**** SUPPLIED INFORMATION ****

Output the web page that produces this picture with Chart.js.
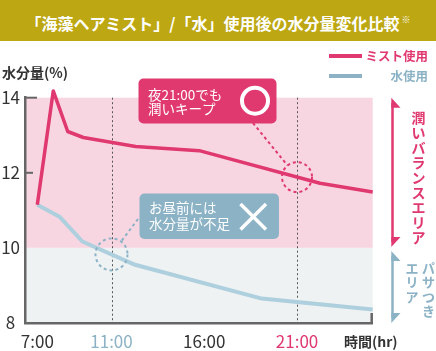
<!DOCTYPE html>
<html lang="ja">
<head>
<meta charset="utf-8">
<script src="https://cdn.jsdelivr.net/npm/chart.js@4.4.1/dist/chart.umd.min.js"></script>
<style>
body{margin:0;background:#fff;}
#wrap{position:relative;width:436px;height:351px;}
#wrap canvas{position:absolute;left:0;top:0;}
#title{position:absolute;left:0;top:0;width:436px;height:41px;background:#bda712;color:#fff;
  font:bold 16px 'Noto Sans CJK JP',sans-serif;text-align:center;line-height:40px;white-space:nowrap;}
#title sup{font-size:9px;vertical-align:7px;margin-left:2px;font-weight:normal;}
</style>
</head>
<body>
<div id="wrap">
  <canvas id="myChart" width="436" height="351"></canvas>
  <div id="title">「海藻ヘアミスト」/「水」使用後の水分量変化比較<sup>※</sup></div>
</div>
<script>
// data (hours / %)
const mistHours = [7, 7.86, 8.64, 9.48, 12.3, 15.73, 22.24, 25.08];
const mistValues = [11.15, 14.18, 13.1, 12.94, 12.7, 12.59, 11.72, 11.49];
const waterHours = [7, 8.22, 9.43, 12.27, 19.1, 25.08];
const waterValues = [11.15, 10.82, 10.17, 9.55, 8.65, 8.36];

const tickHours = [7, 11, 16, 21];
const tickLabels = ['7:00', '11:00', '16:00', '21:00'];
const markHours = [11, 21];
const bandSplit = 10;

const PINK = '#e0396f';
const BLUE_LINE = '#aecfdd';
const BLUE = '#8cb2c6';
const FONT = "'Noto Sans CJK JP', 'Noto Sans', sans-serif";
const tickColors = ['#333', BLUE, '#333', PINK];

Chart.defaults.font.family = FONT;

function valueAt(hours, values, h) {
  for (let i = 1; i < hours.length; i++) {
    if (h <= hours[i]) {
      const t = (h - hours[i - 1]) / (hours[i] - hours[i - 1]);
      return values[i - 1] + t * (values[i] - values[i - 1]);
    }
  }
  return values[values.length - 1];
}

function rrect(ctx, x, y, w, h, r) {
  ctx.beginPath();
  ctx.moveTo(x + r, y);
  ctx.lineTo(x + w - r, y); ctx.arcTo(x + w, y, x + w, y + r, r);
  ctx.lineTo(x + w, y + h - r); ctx.arcTo(x + w, y + h, x + w - r, y + h, r);
  ctx.lineTo(x + r, y + h); ctx.arcTo(x, y + h, x, y + h - r, r);
  ctx.lineTo(x, y + r); ctx.arcTo(x, y, x + r, y, r);
  ctx.closePath();
}

function dashCircle(ctx, cx, cy, r, color) {
  ctx.save();
  ctx.strokeStyle = color; ctx.lineWidth = 2; ctx.setLineDash([3, 3]);
  ctx.beginPath(); ctx.arc(cx, cy, r, 0, Math.PI * 2); ctx.stroke();
  ctx.restore();
}

function connector(ctx, x0, y0, cx, cy, r, color) {
  const dx = cx - x0, dy = cy - y0, len = Math.hypot(dx, dy);
  const k = (len - r) / len;
  ctx.save();
  ctx.strokeStyle = color; ctx.lineWidth = 2; ctx.setLineDash([3, 3]);
  ctx.beginPath(); ctx.moveTo(x0, y0); ctx.lineTo(x0 + dx * k, y0 + dy * k); ctx.stroke();
  ctx.restore();
}

function bracket(ctx, x, top, bot, color) {
  ctx.save();
  ctx.strokeStyle = color; ctx.fillStyle = color; ctx.lineWidth = 2.5;
  ctx.beginPath(); ctx.moveTo(x, top + 5); ctx.lineTo(x, bot - 5); ctx.stroke();
  ctx.beginPath(); ctx.moveTo(x - 1.2, top); ctx.lineTo(x + 8, top + 10); ctx.lineTo(x - 1.2, top + 10); ctx.fill();
  ctx.beginPath(); ctx.moveTo(x - 1.2, bot); ctx.lineTo(x + 8, bot - 10); ctx.lineTo(x - 1.2, bot - 10); ctx.fill();
  ctx.restore();
}

function vtext(ctx, str, x, y, step) {
  [...str].forEach((c, i) => ctx.fillText(c, x, y + i * step));
}

const deco = {
  id: 'deco',
  beforeDraw(chart) {
    const {ctx, chartArea: a, scales: {y}} = chart;
    const ys = y.getPixelForValue(bandSplit);
    ctx.save();
    ctx.fillStyle = '#f8d6e1';
    ctx.fillRect(a.left, a.top, a.right - a.left, ys - a.top);
    ctx.fillStyle = '#eef2f3';
    ctx.fillRect(a.left, ys, a.right - a.left, a.bottom - ys);
    ctx.restore();
  },
  beforeDatasetsDraw(chart) {
    const {ctx, chartArea: a, scales: {x}} = chart;
    ctx.save();
    ctx.strokeStyle = '#555'; ctx.lineWidth = 1; ctx.setLineDash([2, 2.5]);
    markHours.forEach(h => {
      const px = Math.round(x.getPixelForValue(h)) + 0.5;
      ctx.beginPath(); ctx.moveTo(px, a.top); ctx.lineTo(px, a.bottom); ctx.stroke();
    });
    ctx.restore();
  },
  afterDraw(chart) {
    const {ctx, chartArea: a, scales: {x, y}} = chart;
    ctx.save();
    // inner ticks on the y axis + right end tick
    ctx.strokeStyle = '#666'; ctx.lineWidth = 2;
    y.ticks.filter(t => t.value > bandSplit).forEach(t => {
      const py = y.getPixelForValue(t.value);
      ctx.beginPath(); ctx.moveTo(a.left, py); ctx.lineTo(a.left + (t.value === y.max ? 12 : 8), py); ctx.stroke();
    });
    ctx.lineWidth = 2.5;
    ctx.beginPath(); ctx.moveTo(a.right - 1, a.bottom); ctx.lineTo(a.right - 1, a.bottom - 10); ctx.stroke();

    // axis titles
    ctx.fillStyle = '#333'; ctx.textBaseline = 'middle';
    ctx.font = 'bold 14px ' + FONT; ctx.textAlign = 'left';
    ctx.fillText('水分量(%)', 2, 73);
    ctx.fillText('時間(hr)', 344, 342);

    // legend
    ctx.lineWidth = 4;
    ctx.strokeStyle = PINK; ctx.beginPath(); ctx.moveTo(329, 56); ctx.lineTo(362, 56); ctx.stroke();
    ctx.strokeStyle = BLUE; ctx.beginPath(); ctx.moveTo(329, 76); ctx.lineTo(362, 76); ctx.stroke();
    ctx.font = 'bold 12.5px ' + FONT; ctx.textAlign = 'right';
    ctx.fillStyle = PINK; ctx.fillText('ミスト使用', 428, 56);
    ctx.fillStyle = BLUE; ctx.fillText('水使用', 428, 76);

    // area brackets + vertical labels
    const ys = y.getPixelForValue(bandSplit);
    bracket(ctx, 392.5, a.top, ys - 1, PINK);
    bracket(ctx, 392.5, ys + 3, a.bottom, BLUE);
    ctx.textAlign = 'center';
    ctx.font = 'bold 14px ' + FONT; ctx.fillStyle = PINK;
    vtext(ctx, '潤いバランスエリア', 418.5, (a.top + ys) / 2 - 55, 15);
    ctx.font = 'bold 13px ' + FONT; ctx.fillStyle = BLUE;
    vtext(ctx, 'パサつき', 428.5, ys + 20, 14.4);
    vtext(ctx, 'エリア', 412, ys + 20, 14.4);

    // callout circles on the lines
    const pcx = x.getPixelForValue(21), pcy = y.getPixelForValue(valueAt(mistHours, mistValues, 21));
    const bcx = x.getPixelForValue(11), bcy = y.getPixelForValue(valueAt(waterHours, waterValues, 11));
    dashCircle(ctx, pcx, pcy, 15, PINK);
    dashCircle(ctx, bcx, bcy, 16, BLUE);
    connector(ctx, 253, 123, pcx, pcy, 15, PINK);
    connector(ctx, 138, 219, bcx, bcy, 16, BLUE);

    // callout boxes
    ctx.fillStyle = PINK; rrect(ctx, 138.5, 78.5, 138, 45, 5); ctx.fill();
    ctx.fillStyle = BLUE; rrect(ctx, 139.5, 193.5, 139.5, 45.5, 5); ctx.fill();
    ctx.fillStyle = '#fff'; ctx.textAlign = 'left'; ctx.font = '13.5px ' + FONT;
    ctx.fillText('夜21:00でも', 148, 94.5);
    ctx.fillText('潤いキープ', 148, 109);
    ctx.fillText('お昼前には', 149, 207.5);
    ctx.fillText('水分量が不足', 149, 224);
    ctx.strokeStyle = '#fff'; ctx.lineWidth = 4;
    ctx.beginPath(); ctx.arc(255, 100.7, 13, 0, Math.PI * 2); ctx.stroke();
    ctx.lineWidth = 3.5;
    ctx.beginPath();
    ctx.moveTo(240.5, 204); ctx.lineTo(266, 229.5);
    ctx.moveTo(266, 204); ctx.lineTo(240.5, 229.5);
    ctx.stroke();
    ctx.restore();
  }
};

const data = {
  datasets: [{
    label: 'ミスト使用',
    data: mistHours.map((h, i) => ({x: h, y: mistValues[i]})),
    borderColor: PINK,
    borderWidth: 3.5,
    clip: 12,
  }, {
    label: '水使用',
    data: waterHours.map((h, i) => ({x: h, y: waterValues[i]})),
    borderColor: BLUE_LINE,
    borderWidth: 4,
    clip: 12,
  }]
};

const config = {
  type: 'line',
  data,
  plugins: [deco],
  options: {
    responsive: false,
    animation: false,
    events: [],
    layout: {padding: {top: 97.7, right: 63.3, left: 0, bottom: 0}},
    elements: {
      point: {radius: 0},
      line: {tension: 0, borderJoinStyle: 'round', fill: false}
    },
    scales: {
      x: {
        type: 'linear',
        min: 6.337,
        max: 25.08,
        afterBuildTicks: s => { s.ticks = tickHours.map(v => ({value: v})); },
        afterFit: s => { s.height = 28; },
        grid: {display: false, drawTicks: false},
        border: {display: true, color: '#666', width: 2.5},
        ticks: {
          autoSkip: false,
          maxRotation: 0,
          padding: 8,
          font: {size: 17},
          color: c => tickColors[c.index],
          callback: (v, i) => tickLabels[i]
        }
      },
      y: {
        min: 8,
        max: 14,
        afterFit: s => { s.width = 25; },
        grid: {display: false, drawTicks: false},
        border: {display: true, color: '#666', width: 2.5},
        ticks: {
          stepSize: 2,
          padding: 5,
          crossAlign: 'center',
          font: {size: 17},
          color: '#333'
        }
      }
    },
    plugins: {
      legend: {display: false},
      tooltip: {enabled: false}
    }
  }
};

const myChart = new Chart(document.getElementById('myChart'), config);
</script>
</body>
</html>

****

EXERCISE BRIEF: Pick out all lines from the data above in which the word "picture" appears.

TASK OUTPUT:
Output the web page that produces this picture with Chart.js.

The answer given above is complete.